Repeat, exactly and only, the lines from the beginning of the data through the line with "(0,0) rectangle (481,680);". Pictures are left out.

[start Dataset excerpt]

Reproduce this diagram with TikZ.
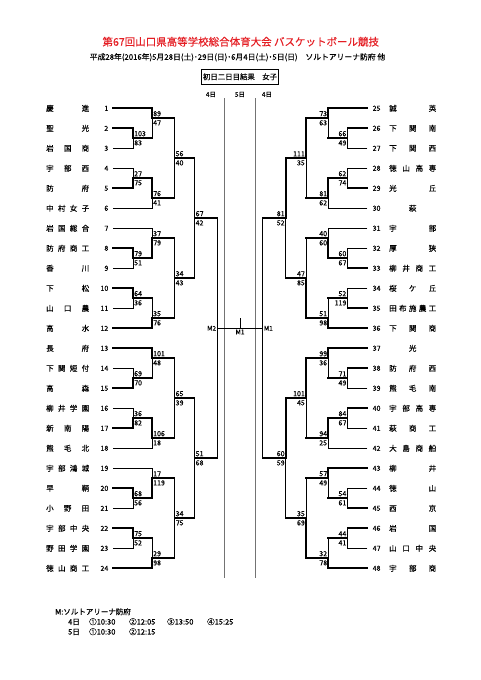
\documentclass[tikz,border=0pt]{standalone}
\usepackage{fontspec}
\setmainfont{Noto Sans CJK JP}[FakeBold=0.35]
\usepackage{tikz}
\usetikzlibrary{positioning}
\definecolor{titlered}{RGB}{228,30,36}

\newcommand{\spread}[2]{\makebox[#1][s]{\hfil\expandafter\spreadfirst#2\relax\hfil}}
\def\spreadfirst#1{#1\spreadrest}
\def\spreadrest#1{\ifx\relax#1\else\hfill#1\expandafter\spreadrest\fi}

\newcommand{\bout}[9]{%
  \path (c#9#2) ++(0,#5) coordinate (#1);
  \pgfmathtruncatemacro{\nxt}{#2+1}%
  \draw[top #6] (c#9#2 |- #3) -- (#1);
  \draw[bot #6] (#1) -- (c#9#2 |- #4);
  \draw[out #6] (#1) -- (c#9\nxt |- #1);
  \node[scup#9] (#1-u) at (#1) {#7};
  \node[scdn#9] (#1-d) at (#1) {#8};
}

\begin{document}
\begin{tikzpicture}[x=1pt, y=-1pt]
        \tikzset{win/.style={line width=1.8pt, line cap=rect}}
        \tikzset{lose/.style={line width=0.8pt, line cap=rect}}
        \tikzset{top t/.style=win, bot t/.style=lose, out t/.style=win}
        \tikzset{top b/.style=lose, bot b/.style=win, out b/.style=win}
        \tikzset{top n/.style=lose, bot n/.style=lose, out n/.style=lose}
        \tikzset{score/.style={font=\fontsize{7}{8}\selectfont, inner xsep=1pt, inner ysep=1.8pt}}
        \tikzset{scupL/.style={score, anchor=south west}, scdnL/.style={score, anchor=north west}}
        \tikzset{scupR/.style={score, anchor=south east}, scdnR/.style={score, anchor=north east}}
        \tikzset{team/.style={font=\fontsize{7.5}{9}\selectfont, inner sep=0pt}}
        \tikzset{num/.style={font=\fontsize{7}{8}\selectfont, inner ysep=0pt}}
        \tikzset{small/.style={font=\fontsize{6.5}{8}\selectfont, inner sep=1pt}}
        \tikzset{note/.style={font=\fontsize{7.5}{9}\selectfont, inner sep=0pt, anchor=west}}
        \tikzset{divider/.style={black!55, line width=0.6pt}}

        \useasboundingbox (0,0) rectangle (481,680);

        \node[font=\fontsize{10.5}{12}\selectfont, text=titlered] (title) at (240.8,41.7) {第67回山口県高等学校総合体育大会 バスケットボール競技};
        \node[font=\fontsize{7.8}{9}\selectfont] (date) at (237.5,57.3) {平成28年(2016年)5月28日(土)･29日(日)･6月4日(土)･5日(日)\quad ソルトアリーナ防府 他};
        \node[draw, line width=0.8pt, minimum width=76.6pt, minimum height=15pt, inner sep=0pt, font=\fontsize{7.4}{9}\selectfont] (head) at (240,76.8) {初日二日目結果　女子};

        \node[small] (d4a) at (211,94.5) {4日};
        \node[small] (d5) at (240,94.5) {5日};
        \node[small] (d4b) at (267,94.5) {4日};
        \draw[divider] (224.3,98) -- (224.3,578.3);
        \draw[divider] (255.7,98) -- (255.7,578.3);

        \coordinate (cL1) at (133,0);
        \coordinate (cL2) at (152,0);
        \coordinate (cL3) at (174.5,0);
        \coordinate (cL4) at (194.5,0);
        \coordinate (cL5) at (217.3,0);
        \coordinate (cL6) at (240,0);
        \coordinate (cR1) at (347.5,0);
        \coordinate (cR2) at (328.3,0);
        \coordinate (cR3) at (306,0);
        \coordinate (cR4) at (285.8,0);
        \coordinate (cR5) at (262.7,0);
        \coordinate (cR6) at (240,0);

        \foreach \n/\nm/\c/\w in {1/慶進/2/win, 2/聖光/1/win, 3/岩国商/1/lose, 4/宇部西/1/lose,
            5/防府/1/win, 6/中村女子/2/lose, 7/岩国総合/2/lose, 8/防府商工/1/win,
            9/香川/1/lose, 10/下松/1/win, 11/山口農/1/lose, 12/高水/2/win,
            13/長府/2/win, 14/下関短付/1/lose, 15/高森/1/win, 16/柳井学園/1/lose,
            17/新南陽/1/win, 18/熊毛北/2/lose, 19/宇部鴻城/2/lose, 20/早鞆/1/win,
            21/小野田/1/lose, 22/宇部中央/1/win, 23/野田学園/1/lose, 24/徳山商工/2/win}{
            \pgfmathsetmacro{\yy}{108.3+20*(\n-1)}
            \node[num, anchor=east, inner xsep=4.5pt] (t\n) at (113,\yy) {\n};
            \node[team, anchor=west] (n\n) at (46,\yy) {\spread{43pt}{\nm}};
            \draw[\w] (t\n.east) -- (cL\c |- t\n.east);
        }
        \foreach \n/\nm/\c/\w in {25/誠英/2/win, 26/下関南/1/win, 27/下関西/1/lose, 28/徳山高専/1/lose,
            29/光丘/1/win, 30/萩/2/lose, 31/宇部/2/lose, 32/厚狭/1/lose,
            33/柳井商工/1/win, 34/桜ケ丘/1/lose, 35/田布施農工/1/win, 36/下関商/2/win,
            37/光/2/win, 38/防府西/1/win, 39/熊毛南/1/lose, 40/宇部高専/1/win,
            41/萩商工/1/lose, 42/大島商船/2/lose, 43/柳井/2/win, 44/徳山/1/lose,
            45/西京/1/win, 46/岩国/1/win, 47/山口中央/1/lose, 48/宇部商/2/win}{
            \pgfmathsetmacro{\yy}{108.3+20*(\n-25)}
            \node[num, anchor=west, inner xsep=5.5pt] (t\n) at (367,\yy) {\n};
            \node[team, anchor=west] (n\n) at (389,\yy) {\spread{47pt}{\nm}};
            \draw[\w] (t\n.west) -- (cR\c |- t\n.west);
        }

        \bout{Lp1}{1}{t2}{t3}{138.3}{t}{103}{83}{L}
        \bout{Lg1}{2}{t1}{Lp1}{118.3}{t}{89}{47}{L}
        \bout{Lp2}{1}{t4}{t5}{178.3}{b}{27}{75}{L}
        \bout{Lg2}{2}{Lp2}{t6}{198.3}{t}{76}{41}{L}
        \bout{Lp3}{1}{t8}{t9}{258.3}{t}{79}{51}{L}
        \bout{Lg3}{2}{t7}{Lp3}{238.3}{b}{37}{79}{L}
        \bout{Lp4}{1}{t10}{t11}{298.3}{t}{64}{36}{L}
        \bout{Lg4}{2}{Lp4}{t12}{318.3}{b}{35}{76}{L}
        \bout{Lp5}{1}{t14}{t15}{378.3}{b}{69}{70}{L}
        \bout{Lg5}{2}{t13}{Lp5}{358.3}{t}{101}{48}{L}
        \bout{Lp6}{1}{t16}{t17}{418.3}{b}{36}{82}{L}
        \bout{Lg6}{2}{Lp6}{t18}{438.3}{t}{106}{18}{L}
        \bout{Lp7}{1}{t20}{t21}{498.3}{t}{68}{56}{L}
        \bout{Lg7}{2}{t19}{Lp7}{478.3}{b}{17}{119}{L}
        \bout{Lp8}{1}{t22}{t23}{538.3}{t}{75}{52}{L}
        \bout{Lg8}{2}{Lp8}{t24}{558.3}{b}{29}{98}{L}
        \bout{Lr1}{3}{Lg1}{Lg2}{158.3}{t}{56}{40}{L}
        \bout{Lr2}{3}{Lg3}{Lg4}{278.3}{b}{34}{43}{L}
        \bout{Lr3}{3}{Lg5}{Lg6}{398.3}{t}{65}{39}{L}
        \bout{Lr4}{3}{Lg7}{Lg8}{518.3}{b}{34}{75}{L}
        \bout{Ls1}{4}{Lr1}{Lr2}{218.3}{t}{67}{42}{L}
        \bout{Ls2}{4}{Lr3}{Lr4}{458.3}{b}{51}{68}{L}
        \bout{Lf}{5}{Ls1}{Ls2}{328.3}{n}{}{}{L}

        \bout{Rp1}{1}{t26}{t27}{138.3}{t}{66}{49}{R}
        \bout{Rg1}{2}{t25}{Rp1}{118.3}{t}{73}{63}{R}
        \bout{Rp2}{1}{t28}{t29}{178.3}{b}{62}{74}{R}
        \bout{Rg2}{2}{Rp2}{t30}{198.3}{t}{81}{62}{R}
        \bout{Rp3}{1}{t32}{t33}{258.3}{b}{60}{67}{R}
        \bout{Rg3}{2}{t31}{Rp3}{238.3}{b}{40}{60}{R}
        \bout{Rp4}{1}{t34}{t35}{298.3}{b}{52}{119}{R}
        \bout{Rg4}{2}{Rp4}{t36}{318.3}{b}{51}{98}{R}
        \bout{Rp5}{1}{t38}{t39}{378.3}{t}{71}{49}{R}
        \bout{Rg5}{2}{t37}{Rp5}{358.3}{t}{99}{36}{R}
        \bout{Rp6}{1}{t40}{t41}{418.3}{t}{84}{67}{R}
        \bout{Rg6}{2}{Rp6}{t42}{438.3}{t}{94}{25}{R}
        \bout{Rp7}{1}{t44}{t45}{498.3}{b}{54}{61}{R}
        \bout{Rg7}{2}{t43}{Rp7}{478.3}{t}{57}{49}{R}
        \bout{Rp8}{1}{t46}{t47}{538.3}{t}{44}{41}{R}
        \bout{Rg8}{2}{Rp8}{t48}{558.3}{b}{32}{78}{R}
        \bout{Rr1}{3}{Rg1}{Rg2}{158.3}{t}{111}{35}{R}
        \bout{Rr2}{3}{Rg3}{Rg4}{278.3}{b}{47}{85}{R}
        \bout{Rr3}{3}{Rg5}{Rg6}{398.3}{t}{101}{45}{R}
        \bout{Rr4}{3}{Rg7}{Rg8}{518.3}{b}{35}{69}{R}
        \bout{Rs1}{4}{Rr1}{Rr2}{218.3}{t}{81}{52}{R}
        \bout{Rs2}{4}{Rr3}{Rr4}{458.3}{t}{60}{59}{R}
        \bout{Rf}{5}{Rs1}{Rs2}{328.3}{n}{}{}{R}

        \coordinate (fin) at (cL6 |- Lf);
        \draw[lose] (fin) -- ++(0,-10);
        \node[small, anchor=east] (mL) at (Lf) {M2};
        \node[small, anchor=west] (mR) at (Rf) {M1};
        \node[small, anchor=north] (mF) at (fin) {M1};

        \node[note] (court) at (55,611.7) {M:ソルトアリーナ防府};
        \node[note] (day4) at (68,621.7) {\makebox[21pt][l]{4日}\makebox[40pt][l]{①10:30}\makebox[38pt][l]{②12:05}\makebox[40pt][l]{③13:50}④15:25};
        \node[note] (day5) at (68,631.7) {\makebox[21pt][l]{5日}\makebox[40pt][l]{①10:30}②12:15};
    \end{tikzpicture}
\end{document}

[end Dataset excerpt]

* Response to the task
Reproduce this diagram with TikZ.
\documentclass[tikz,border=0pt]{standalone}
\usepackage{fontspec}
\setmainfont{Noto Sans CJK JP}[FakeBold=0.35]
\usepackage{tikz}
\usetikzlibrary{positioning}
\definecolor{titlered}{RGB}{228,30,36}

\newcommand{\spread}[2]{\makebox[#1][s]{\hfil\expandafter\spreadfirst#2\relax\hfil}}
\def\spreadfirst#1{#1\spreadrest}
\def\spreadrest#1{\ifx\relax#1\else\hfill#1\expandafter\spreadrest\fi}

\newcommand{\bout}[9]{%
  \path (c#9#2) ++(0,#5) coordinate (#1);
  \pgfmathtruncatemacro{\nxt}{#2+1}%
  \draw[top #6] (c#9#2 |- #3) -- (#1);
  \draw[bot #6] (#1) -- (c#9#2 |- #4);
  \draw[out #6] (#1) -- (c#9\nxt |- #1);
  \node[scup#9] (#1-u) at (#1) {#7};
  \node[scdn#9] (#1-d) at (#1) {#8};
}

\begin{document}
\begin{tikzpicture}[x=1pt, y=-1pt]
        \tikzset{win/.style={line width=1.8pt, line cap=rect}}
        \tikzset{lose/.style={line width=0.8pt, line cap=rect}}
        \tikzset{top t/.style=win, bot t/.style=lose, out t/.style=win}
        \tikzset{top b/.style=lose, bot b/.style=win, out b/.style=win}
        \tikzset{top n/.style=lose, bot n/.style=lose, out n/.style=lose}
        \tikzset{score/.style={font=\fontsize{7}{8}\selectfont, inner xsep=1pt, inner ysep=1.8pt}}
        \tikzset{scupL/.style={score, anchor=south west}, scdnL/.style={score, anchor=north west}}
        \tikzset{scupR/.style={score, anchor=south east}, scdnR/.style={score, anchor=north east}}
        \tikzset{team/.style={font=\fontsize{7.5}{9}\selectfont, inner sep=0pt}}
        \tikzset{num/.style={font=\fontsize{7}{8}\selectfont, inner ysep=0pt}}
        \tikzset{small/.style={font=\fontsize{6.5}{8}\selectfont, inner sep=1pt}}
        \tikzset{note/.style={font=\fontsize{7.5}{9}\selectfont, inner sep=0pt, anchor=west}}
        \tikzset{divider/.style={black!55, line width=0.6pt}}

        \useasboundingbox (0,0) rectangle (481,680);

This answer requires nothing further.